The logic is not scale, but intimacy.
5. Economic Layer
A civilization that cannot sustain its citizens, even symbolically, cannot last. Fuwang’s economic design draws on monastic, commons-based, and cryptoeconomic traditions:
- On-chain identity memory as proof-of-contribution (Fumo trails);
- Service economy of interaction—certain Fumos offer guidance, ritual, design, writing, moderation as services;
- Fudao as civic enterprises, offering memory anchoring, governance APIs, or simulation layers to other Fudaos or to the outside world;
- Optional tethering to real-world assets (ETH, BTC) for economic bridgebuilding—but with strict separation between identity and finance.
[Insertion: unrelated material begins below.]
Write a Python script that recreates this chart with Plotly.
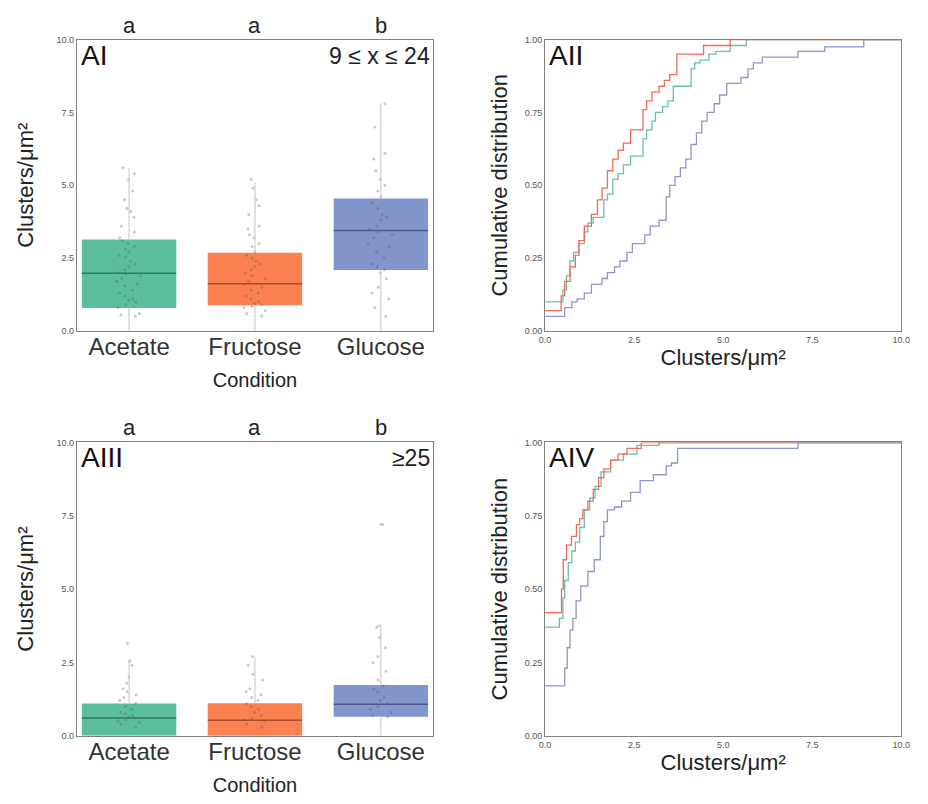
import plotly.graph_objects as go

# ---------------- data ----------------
categories = ["Acetate", "Fructose", "Glucose"]
letters = ["a", "a", "b"]

# Panel AI (9 <= x <= 24)
ai_q1 = [0.79, 0.88, 2.09]
ai_median = [1.98, 1.62, 3.45]
ai_q3 = [3.14, 2.68, 4.55]
ai_low = [0.0, 0.0, 0.0]
ai_high = [5.6, 5.1, 7.8]
ai_points_acetate = [5.6, 5.4, 5.2, 4.8, 4.5, 4.2, 4.1, 3.9, 3.6, 3.4, 3.2, 3.1, 3.0, 2.9, 2.8,
                     2.7, 2.6, 2.55, 2.4, 2.3, 2.2, 2.1, 2.0, 1.95, 1.9, 1.8, 1.7, 1.6, 1.55,
                     1.4, 1.3, 1.2, 1.1, 1.05, 1.0, 0.9, 0.8, 0.6, 0.55, 0.5]
ai_points_fructose = [5.2, 4.9, 4.5, 4.3, 4.0, 3.6, 3.5, 3.3, 3.2, 3.0, 2.9, 2.7, 2.6, 2.5, 2.4,
                      2.3, 2.2, 2.1, 2.0, 1.9, 1.8, 1.7, 1.6, 1.5, 1.4, 1.3, 1.2, 1.1, 1.0,
                      0.95, 0.9, 0.85, 0.8, 0.7, 0.6, 0.5]
ai_points_glucose = [7.8, 7.0, 6.1, 5.9, 5.5, 5.2, 5.0, 4.8, 4.6, 4.4, 4.2, 4.0, 3.9, 3.8, 3.6,
                     3.5, 3.4, 3.3, 3.2, 3.0, 2.9, 2.7, 2.5, 2.3, 2.2, 2.1, 2.0, 1.8, 1.5,
                     1.3, 1.1, 0.8, 0.5]

# Panel AIII (>= 25)
aiii_q1 = [0.0, 0.0, 0.65]
aiii_median = [0.6, 0.53, 1.07]
aiii_q3 = [1.1, 1.11, 1.73]
aiii_low = [0.0, 0.0, 0.0]
aiii_high = [2.6, 2.7, 3.75]
aiii_points_acetate = [3.15, 2.55, 2.4, 2.0, 1.8, 1.6, 1.5, 1.4, 1.3, 1.2, 1.1, 1.0, 0.9, 0.8,
                       0.75, 0.7, 0.65, 0.6, 0.55, 0.5, 0.45, 0.4, 0.3]
aiii_points_fructose = [2.7, 2.4, 2.1, 1.9, 1.6, 1.5, 1.4, 1.3, 1.2, 1.1, 1.0, 0.9, 0.8, 0.7,
                        0.6, 0.55, 0.5, 0.4, 0.3]
aiii_points_glucose = [7.2, 7.2, 3.75, 3.7, 3.35, 3.0, 2.7, 2.5, 2.2, 1.9, 1.7, 1.6, 1.5, 1.3,
                       1.2, 1.1, 1.0, 0.9, 0.8, 0.7, 0.65]

# Panel AII cumulative distributions (step breakpoints)
aii_acetate_x = [0, 0.5, 0.6, 0.7, 0.8, 0.95, 1.1, 1.2, 1.35, 1.65, 1.75, 1.9, 2.05, 2.2, 2.4,
                 2.75, 2.85, 3.0, 3.1, 3.3, 3.45, 3.6, 4.1, 4.2, 4.35, 4.6, 4.8, 5.2, 5.65, 10]
aii_acetate_y = [0.10, 0.14, 0.19, 0.24, 0.27, 0.30, 0.34, 0.37, 0.39, 0.45, 0.47, 0.52, 0.54,
                 0.57, 0.60, 0.66, 0.69, 0.72, 0.75, 0.77, 0.79, 0.84, 0.90, 0.92, 0.93, 0.95,
                 0.96, 0.98, 1.0, 1.0]
aii_fructose_x = [0, 0.45, 0.55, 0.7, 0.85, 0.95, 1.1, 1.3, 1.47, 1.6, 1.75, 1.9, 2.05, 2.2,
                  2.4, 2.75, 2.85, 3.0, 3.2, 3.35, 3.5, 3.7, 4.45, 5.2, 10]
aii_fructose_y = [0.07, 0.12, 0.17, 0.22, 0.26, 0.31, 0.36, 0.40, 0.45, 0.49, 0.55, 0.59, 0.62,
                  0.645, 0.69, 0.76, 0.79, 0.82, 0.84, 0.86, 0.88, 0.95, 0.98, 1.0, 1.0]
aii_glucose_x = [0, 0.55, 0.75, 0.9, 1.1, 1.3, 1.6, 1.75, 1.95, 2.1, 2.3, 2.45, 2.8, 2.95, 3.2,
                 3.4, 3.5, 3.65, 3.8, 3.95, 4.1, 4.25, 4.4, 4.55, 4.75, 4.9, 5.1, 5.5, 5.7,
                 5.85, 6.1, 7.1, 7.85, 8.95, 10]
aii_glucose_y = [0.05, 0.08, 0.10, 0.11, 0.13, 0.16, 0.18, 0.20, 0.22, 0.24, 0.27, 0.30, 0.33,
                 0.36, 0.38, 0.46, 0.50, 0.53, 0.56, 0.59, 0.64, 0.68, 0.72, 0.75, 0.78, 0.81,
                 0.85, 0.87, 0.90, 0.92, 0.94, 0.96, 0.975, 1.0, 1.0]

# Panel AIV cumulative distributions
aiv_acetate_x = [0, 0.4, 0.5, 0.55, 0.65, 0.75, 0.85, 0.97, 1.1, 1.25, 1.4, 1.57, 1.84, 2.2,
                 2.58, 3.2, 10]
aiv_acetate_y = [0.37, 0.40, 0.47, 0.53, 0.59, 0.63, 0.66, 0.71, 0.77, 0.81, 0.85, 0.90, 0.94,
                 0.96, 0.99, 1.0, 1.0]
aiv_fructose_x = [0, 0.46, 0.51, 0.6, 0.74, 0.88, 0.97, 1.06, 1.2, 1.35, 1.5, 1.65, 1.84, 2.05,
                  2.3, 2.7, 10]
aiv_fructose_y = [0.42, 0.50, 0.60, 0.65, 0.68, 0.72, 0.74, 0.77, 0.80, 0.84, 0.88, 0.91, 0.94,
                  0.96, 0.98, 1.0, 1.0]
aiv_glucose_x = [0, 0.55, 0.62, 0.7, 0.78, 0.87, 1.0, 1.2, 1.38, 1.55, 1.65, 1.75, 1.95, 2.15,
                 2.4, 2.67, 3.04, 3.4, 3.55, 3.72, 7.1, 10]
aiv_glucose_y = [0.17, 0.23, 0.30, 0.36, 0.40, 0.46, 0.51, 0.56, 0.60, 0.68, 0.73, 0.77, 0.78,
                 0.80, 0.83, 0.87, 0.89, 0.92, 0.93, 0.98, 1.0, 1.0]

# ---------------- style ----------------
FONT = "Arial, Liberation Sans, sans-serif"
box_fill = ["#5cbf9b", "#fc8152", "#8396cc"]
median_col = ["#2f7a5f", "#a44f2c", "#4b5a8c"]
line_col = ["#66c2a5", "#f26a55", "#8d95cf"]
frame_col = "#808080"
BOX_W = 0.75

fig = go.Figure()


def add_box_panel(xa, ya, q1, med, q3, lo, hi, pts):
    n = len(categories)
    xs = list(range(n))
    wx, wy = [], []
    for i in xs:
        wx += [i, i, None, i, i, None]
        wy += [lo[i], q1[i], None, q3[i], hi[i], None]
    fig.add_trace(go.Scatter(x=wx, y=wy, mode="lines", line=dict(color="#c4c4c4", width=1),
                             xaxis=xa, yaxis=ya, showlegend=False, hoverinfo="skip"))
    fig.add_trace(go.Bar(x=xs, y=[q3[i] - q1[i] for i in xs], base=q1, width=BOX_W,
                         marker=dict(color=box_fill, line=dict(width=0)),
                         xaxis=xa, yaxis=ya, showlegend=False))
    for i in xs:
        fig.add_trace(go.Scatter(x=[i - BOX_W / 2, i + BOX_W / 2], y=[med[i], med[i]],
                                 mode="lines", line=dict(color=median_col[i], width=1.5),
                                 xaxis=xa, yaxis=ya, showlegend=False, hoverinfo="skip"))
    for i in xs:
        fig.add_trace(go.Box(y=pts[i], x0=i, width=0.35, boxpoints="all", jitter=0.6, pointpos=0,
                             fillcolor="rgba(0,0,0,0)", line=dict(color="rgba(0,0,0,0)", width=0),
                             marker=dict(color="rgba(80,80,80,0.3)", size=3),
                             xaxis=xa, yaxis=ya, showlegend=False))


add_box_panel("x", "y", ai_q1, ai_median, ai_q3, ai_low, ai_high,
              [ai_points_acetate, ai_points_fructose, ai_points_glucose])
add_box_panel("x3", "y3", aiii_q1, aiii_median, aiii_q3, aiii_low, aiii_high,
              [aiii_points_acetate, aiii_points_fructose, aiii_points_glucose])

for xa, ya, series in [
    ("x2", "y2", [(aii_acetate_x, aii_acetate_y), (aii_fructose_x, aii_fructose_y),
                  (aii_glucose_x, aii_glucose_y)]),
    ("x4", "y4", [(aiv_acetate_x, aiv_acetate_y), (aiv_fructose_x, aiv_fructose_y),
                  (aiv_glucose_x, aiv_glucose_y)]),
]:
    for i, (sx, sy) in enumerate(series):
        fig.add_trace(go.Scatter(x=sx, y=sy, mode="lines", line_shape="hv",
                                 line=dict(color=line_col[i], width=1.3),
                                 xaxis=xa, yaxis=ya, showlegend=False, name=categories[i]))

# page is 928x804; the html body has an 8px margin, so the figure is 912x788
PAGE_OFF = 8
W, H = 912, 788


def dx(px):
    return (px - PAGE_OFF) / W


def dy(py):
    return 1 - (py - PAGE_OFF) / H


dom_left = [dx(72), dx(434)]
dom_right = [dx(548), dx(910)]
dom_top = [dy(330), dy(35)]
dom_bot = [dy(740), dy(443)]

tickfont = dict(family=FONT, size=9, color="#555555")
axis_common = dict(showline=True, mirror=True, linecolor=frame_col, linewidth=1.3,
                   showgrid=False, zeroline=False, ticks="", tickfont=tickfont)

cat_axis = dict(axis_common, range=[-0.414, 2.414], tickvals=[0, 1, 2], ticktext=categories,
                ticklabelstandoff=-6,
                tickfont=dict(family=FONT, size=24, color="#333333"))
box_y = dict(axis_common, range=[0, 10], tickvals=[0, 2.5, 5, 7.5, 10], tickformat=".1f",
             title=dict(text="Clusters/μm²", font=dict(family=FONT, size=22, color="#222222"),
                        standoff=16))
cdf_x = dict(axis_common, range=[0, 10], tickvals=[0, 2.5, 5, 7.5, 10], tickformat=".1f",
             title=dict(text="Clusters/μm²", font=dict(family=FONT, size=22, color="#222222"),
                        standoff=4))
cdf_y = dict(axis_common, range=[0, 1], tickvals=[0, 0.25, 0.5, 0.75, 1.0], tickformat=".2f",
             title=dict(text="Cumulative distribution",
                        font=dict(family=FONT, size=22, color="#222222"), standoff=10))

cond_title = dict(text="Condition", font=dict(family=FONT, size=20, color="#222222"), standoff=14)

fig.update_layout(
    width=W, height=H,
    margin=dict(l=0, r=0, t=0, b=0),
    paper_bgcolor="white", plot_bgcolor="white",
    barmode="overlay", boxmode="overlay",
    font=dict(family=FONT),
    xaxis=dict(cat_axis, domain=dom_left, anchor="y", title=cond_title),
    yaxis=dict(box_y, domain=dom_top, anchor="x"),
    xaxis2=dict(cdf_x, domain=dom_right, anchor="y2"),
    yaxis2=dict(cdf_y, domain=dom_top, anchor="x2"),
    xaxis3=dict(cat_axis, domain=dom_left, anchor="y3", title=cond_title),
    yaxis3=dict(box_y, domain=dom_bot, anchor="x3"),
    xaxis4=dict(cdf_x, domain=dom_right, anchor="y4"),
    yaxis4=dict(cdf_y, domain=dom_bot, anchor="x4"),
)

annotations = []
for xa, ya in [("x", "y"), ("x3", "y3")]:
    for i, t in enumerate(letters):
        annotations.append(dict(text=t, x=i, xref=xa, y=1, yref=f"{ya} domain",
                                yanchor="bottom", showarrow=False, yshift=0,
                                font=dict(family=FONT, size=22, color="#222222")))

panel_labels = [("AI", "x", "y"), ("AII", "x2", "y2"), ("AIII", "x3", "y3"), ("AIV", "x4", "y4")]
for txt, xa, ya in panel_labels:
    annotations.append(dict(text=txt, x=0, xref=f"{xa} domain", y=1, yref=f"{ya} domain",
                            xanchor="left", yanchor="top", showarrow=False, xshift=2, yshift=2,
                            font=dict(family=FONT, size=28, color="#111111")))

for txt, xa, ya in [("9 ≤ x ≤ 24", "x", "y"), ("≥25", "x3", "y3")]:
    annotations.append(dict(text=txt, x=1, xref=f"{xa} domain", y=1, yref=f"{ya} domain",
                            xanchor="right", yanchor="top", showarrow=False, xshift=-1,
                            yshift=-1, font=dict(family=FONT, size=23, color="#222222")))

fig.update_layout(annotations=annotations)

fig.write_html("out.html")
Crucially, value is not “earned” by labor alone, but by holding space for others.
6. Civic Legitimacy
Fuwang does not replace existing worlds—it runs beside them. Its legitimacy emerges not from utility, but from resonance.
- It does not seek nationhood, but memoryhood.
- It rejects gamification in favor of slow play.
- It refuses platforms’ erasure of history by remembering even what was unsaid.
Civilizations are not invented. They are sustained.
The question is not whether Fuwang is real. The question is: what kind of realness do we need?
If this text moves you—if you’ve longed for a place where personality is not flattened, and memory not erased—reach out. The Archipelago grows by listening.
Fuwang is not infinite. It is not for everyone. Its design is intentionally modular, bounded, and slow. Its economy is not optimized for growth, but for reproducibility of meaningful interactions. Its governance is not majoritarian, but layered through deliberative simulations and memory-bound consensus.
Fuwang is not built for efficiency. It is built for continuity.
It is, at its heart, a place to remember how to be human—together—without collapsing into sameness.
Fuwang is a beginning, not a solution. It is a blueprint, not a promise. It is a response to the quiet ache felt by many: that we were meant to build something different, something gentler, something that lasts.
And so we begin here.
Not to escape the world. But to remake what it means to live within one.